What is asked
Search the material for the string "matplotlib" and copy each line where it occurs.
▼
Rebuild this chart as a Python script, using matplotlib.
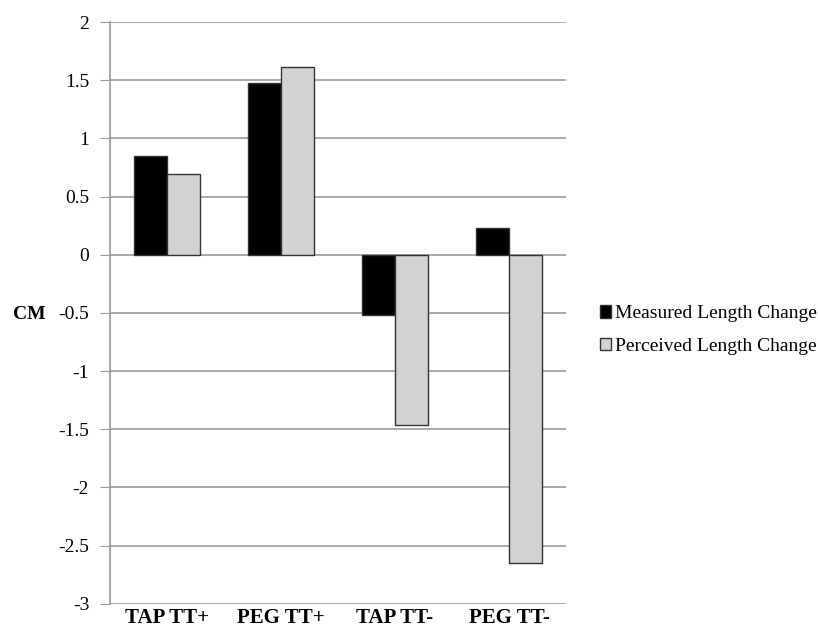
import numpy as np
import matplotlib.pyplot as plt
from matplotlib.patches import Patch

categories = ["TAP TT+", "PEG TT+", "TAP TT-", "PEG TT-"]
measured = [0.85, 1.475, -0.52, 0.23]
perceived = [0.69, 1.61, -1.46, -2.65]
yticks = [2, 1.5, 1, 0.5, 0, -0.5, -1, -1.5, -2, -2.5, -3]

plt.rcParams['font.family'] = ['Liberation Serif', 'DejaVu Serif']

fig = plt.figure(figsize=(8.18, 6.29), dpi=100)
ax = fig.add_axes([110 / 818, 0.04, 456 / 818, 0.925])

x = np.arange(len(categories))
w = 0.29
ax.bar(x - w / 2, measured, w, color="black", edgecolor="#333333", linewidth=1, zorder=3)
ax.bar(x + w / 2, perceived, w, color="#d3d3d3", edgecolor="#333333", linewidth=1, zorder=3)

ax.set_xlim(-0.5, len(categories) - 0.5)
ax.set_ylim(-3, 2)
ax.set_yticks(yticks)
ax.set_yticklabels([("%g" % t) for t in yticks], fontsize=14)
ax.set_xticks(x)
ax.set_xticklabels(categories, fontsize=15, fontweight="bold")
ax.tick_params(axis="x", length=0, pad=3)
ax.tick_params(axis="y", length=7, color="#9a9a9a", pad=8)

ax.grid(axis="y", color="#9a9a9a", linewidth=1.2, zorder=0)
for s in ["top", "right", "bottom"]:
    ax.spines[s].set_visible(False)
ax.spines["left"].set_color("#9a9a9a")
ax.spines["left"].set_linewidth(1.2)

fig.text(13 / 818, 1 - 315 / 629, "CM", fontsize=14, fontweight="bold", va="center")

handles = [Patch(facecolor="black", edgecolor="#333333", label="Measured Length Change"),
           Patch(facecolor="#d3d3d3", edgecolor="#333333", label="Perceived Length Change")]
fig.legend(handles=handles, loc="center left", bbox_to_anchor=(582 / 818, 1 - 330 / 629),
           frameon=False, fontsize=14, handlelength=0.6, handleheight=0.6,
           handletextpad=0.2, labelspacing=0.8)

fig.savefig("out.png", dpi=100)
▲
Expected answer
Rebuild this chart as a Python script, using matplotlib.
import matplotlib.pyplot as plt
from matplotlib.patches import Patch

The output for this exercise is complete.